Records provided -
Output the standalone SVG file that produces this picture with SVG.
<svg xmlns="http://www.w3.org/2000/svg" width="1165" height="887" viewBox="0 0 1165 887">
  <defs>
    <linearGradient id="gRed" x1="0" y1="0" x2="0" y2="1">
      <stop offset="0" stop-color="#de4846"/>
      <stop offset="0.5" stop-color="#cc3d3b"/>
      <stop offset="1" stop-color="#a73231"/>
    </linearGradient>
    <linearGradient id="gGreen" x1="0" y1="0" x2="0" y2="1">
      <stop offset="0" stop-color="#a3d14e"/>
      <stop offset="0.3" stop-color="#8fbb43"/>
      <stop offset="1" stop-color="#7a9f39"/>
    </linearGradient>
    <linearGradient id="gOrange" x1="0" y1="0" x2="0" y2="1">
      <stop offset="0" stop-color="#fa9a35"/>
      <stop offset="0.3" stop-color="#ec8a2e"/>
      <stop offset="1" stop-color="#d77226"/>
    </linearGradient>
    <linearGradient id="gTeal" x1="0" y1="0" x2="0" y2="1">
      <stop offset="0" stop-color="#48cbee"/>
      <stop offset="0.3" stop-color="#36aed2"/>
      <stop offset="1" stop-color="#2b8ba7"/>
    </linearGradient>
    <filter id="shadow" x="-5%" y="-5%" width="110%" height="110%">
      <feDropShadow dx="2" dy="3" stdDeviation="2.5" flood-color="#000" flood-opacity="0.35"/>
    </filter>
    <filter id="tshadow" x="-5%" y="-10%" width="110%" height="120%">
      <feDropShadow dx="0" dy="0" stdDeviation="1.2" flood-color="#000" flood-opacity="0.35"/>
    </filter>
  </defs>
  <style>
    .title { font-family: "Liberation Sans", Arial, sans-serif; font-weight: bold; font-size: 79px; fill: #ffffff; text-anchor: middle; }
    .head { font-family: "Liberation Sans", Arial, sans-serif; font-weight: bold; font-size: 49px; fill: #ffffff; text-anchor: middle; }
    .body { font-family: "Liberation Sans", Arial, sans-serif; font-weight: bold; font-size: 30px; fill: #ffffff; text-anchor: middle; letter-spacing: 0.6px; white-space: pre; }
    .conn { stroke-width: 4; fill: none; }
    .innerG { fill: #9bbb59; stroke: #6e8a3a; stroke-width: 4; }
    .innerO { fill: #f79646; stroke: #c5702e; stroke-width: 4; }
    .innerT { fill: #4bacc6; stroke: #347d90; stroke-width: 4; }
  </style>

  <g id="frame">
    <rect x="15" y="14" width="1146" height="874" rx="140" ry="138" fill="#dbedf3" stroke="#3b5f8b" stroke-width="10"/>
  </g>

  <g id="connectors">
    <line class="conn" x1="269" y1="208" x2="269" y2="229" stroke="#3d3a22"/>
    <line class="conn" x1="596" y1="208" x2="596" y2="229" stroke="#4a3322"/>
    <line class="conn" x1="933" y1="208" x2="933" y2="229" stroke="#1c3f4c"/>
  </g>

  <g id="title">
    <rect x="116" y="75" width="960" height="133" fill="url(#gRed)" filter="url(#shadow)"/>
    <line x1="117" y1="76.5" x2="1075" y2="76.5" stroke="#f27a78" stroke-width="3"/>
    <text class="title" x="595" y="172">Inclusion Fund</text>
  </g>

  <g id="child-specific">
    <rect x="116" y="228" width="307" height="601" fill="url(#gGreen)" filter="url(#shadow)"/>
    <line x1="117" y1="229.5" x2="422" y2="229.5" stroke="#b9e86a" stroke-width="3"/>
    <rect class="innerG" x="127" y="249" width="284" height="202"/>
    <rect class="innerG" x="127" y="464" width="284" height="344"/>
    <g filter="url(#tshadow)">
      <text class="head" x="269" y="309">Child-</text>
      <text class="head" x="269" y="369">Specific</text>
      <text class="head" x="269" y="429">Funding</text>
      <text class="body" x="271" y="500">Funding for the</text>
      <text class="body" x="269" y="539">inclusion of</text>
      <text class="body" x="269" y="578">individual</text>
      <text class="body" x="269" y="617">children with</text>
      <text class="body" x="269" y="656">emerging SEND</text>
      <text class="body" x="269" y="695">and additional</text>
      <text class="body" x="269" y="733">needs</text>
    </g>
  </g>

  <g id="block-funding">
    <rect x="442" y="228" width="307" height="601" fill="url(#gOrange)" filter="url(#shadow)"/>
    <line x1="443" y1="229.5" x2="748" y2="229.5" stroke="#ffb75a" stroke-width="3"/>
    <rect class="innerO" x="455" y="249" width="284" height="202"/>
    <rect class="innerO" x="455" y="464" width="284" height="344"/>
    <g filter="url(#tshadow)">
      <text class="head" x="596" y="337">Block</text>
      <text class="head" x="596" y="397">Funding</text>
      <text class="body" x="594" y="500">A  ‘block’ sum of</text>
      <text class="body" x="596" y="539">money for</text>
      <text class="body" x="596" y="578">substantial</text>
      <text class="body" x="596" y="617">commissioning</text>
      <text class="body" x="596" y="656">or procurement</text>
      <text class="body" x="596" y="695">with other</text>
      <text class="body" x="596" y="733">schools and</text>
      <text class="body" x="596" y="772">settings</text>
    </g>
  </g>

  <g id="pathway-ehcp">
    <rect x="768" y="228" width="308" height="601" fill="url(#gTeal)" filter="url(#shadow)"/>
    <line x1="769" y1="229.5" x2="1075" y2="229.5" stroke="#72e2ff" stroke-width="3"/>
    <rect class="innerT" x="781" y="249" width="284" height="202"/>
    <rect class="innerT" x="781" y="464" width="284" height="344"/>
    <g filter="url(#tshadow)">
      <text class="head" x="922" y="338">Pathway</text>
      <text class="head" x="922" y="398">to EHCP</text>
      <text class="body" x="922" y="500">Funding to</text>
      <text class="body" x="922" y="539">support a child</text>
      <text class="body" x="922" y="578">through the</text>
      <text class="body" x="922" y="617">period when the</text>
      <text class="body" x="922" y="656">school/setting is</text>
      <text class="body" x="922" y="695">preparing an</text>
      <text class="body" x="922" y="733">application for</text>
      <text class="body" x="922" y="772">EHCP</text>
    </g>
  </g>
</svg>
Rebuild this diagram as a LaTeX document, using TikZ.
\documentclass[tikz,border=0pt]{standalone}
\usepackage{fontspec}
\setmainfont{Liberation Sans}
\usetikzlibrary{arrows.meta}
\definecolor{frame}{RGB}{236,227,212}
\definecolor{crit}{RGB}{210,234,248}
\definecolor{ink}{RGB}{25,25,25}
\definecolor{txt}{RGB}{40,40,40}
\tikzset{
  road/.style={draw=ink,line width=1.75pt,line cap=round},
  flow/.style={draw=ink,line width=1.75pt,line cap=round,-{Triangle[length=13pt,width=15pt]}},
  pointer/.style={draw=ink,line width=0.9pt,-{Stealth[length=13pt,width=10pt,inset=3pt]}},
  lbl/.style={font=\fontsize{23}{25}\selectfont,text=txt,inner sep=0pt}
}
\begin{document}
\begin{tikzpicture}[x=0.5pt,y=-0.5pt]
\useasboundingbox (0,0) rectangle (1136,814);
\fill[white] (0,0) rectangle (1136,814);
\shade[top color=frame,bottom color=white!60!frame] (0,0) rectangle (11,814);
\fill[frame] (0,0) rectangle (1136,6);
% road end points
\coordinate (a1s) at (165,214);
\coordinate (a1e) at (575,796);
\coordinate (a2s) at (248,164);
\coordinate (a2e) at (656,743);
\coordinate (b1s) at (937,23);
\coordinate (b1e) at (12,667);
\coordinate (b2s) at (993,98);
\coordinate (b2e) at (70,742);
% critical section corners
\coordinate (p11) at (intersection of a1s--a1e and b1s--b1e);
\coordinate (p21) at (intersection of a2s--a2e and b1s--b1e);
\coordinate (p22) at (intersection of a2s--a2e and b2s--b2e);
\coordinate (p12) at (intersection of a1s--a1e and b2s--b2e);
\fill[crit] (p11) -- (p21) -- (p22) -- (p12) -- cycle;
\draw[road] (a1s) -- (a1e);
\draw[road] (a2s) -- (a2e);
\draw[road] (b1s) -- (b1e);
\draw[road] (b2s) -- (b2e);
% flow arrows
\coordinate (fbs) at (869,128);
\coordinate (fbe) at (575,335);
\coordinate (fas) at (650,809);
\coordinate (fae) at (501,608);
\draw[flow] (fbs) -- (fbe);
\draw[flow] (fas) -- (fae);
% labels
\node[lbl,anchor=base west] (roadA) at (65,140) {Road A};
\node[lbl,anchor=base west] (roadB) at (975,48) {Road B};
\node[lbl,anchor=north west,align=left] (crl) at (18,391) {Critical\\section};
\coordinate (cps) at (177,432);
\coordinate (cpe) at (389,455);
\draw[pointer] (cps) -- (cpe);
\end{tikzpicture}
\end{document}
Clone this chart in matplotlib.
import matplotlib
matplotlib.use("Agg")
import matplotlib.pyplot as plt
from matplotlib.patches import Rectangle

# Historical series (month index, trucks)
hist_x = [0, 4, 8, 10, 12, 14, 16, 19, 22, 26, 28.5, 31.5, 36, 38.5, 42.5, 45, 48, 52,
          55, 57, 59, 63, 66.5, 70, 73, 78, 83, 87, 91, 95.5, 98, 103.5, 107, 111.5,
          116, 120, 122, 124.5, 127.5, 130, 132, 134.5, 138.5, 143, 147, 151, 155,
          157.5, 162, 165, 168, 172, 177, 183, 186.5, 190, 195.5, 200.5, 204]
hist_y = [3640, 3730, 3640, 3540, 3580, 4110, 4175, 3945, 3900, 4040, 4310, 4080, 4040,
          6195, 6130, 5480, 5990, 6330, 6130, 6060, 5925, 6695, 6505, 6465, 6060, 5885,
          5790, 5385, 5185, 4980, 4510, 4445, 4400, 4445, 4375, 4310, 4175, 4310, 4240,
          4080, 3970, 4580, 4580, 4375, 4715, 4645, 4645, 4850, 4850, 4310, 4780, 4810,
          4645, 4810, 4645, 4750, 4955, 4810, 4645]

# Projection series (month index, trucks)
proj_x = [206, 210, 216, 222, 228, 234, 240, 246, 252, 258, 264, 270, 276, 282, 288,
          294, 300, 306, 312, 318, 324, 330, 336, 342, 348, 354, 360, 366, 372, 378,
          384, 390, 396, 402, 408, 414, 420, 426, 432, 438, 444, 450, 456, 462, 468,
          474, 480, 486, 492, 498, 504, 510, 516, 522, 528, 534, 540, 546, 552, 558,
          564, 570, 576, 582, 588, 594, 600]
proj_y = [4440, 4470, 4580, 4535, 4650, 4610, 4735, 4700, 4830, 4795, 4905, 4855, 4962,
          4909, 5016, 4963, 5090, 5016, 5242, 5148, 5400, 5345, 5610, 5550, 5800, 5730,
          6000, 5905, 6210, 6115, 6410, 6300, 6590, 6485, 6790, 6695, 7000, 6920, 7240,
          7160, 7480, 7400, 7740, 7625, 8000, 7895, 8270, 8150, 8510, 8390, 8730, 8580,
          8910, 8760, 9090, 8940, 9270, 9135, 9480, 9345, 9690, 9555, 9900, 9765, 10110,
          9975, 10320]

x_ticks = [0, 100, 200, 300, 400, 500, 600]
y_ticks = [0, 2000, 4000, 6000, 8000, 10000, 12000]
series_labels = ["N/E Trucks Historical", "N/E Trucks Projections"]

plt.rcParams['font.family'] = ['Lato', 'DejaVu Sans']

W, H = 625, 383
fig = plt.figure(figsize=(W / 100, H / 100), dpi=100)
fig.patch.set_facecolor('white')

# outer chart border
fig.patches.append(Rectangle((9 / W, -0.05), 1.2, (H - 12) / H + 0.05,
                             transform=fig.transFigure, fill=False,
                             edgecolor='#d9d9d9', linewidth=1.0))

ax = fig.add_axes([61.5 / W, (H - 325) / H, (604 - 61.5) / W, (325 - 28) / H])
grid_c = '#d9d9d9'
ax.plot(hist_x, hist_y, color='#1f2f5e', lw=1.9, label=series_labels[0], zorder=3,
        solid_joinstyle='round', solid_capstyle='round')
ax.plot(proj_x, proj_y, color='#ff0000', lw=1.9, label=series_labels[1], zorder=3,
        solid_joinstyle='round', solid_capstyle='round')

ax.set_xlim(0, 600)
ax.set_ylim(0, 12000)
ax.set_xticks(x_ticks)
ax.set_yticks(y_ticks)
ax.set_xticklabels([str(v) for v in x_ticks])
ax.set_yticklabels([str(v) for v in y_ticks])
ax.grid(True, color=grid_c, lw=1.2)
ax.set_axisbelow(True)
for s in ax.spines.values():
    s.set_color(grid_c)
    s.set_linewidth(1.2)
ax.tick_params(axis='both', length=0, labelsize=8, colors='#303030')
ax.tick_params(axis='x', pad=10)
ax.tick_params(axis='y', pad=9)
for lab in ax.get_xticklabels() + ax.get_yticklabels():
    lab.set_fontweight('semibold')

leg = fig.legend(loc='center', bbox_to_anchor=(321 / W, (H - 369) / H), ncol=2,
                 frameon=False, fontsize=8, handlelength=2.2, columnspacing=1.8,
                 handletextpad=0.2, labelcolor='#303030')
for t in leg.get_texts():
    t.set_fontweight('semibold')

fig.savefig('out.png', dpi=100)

Goal - Repeat exactly the lines running from the one with "Clone this chart in matplotlib." through the one with "from matplotlib.patches import Rectangle", both included.

Task output -
Clone this chart in matplotlib.
import matplotlib
matplotlib.use("Agg")
import matplotlib.pyplot as plt
from matplotlib.patches import Rectangle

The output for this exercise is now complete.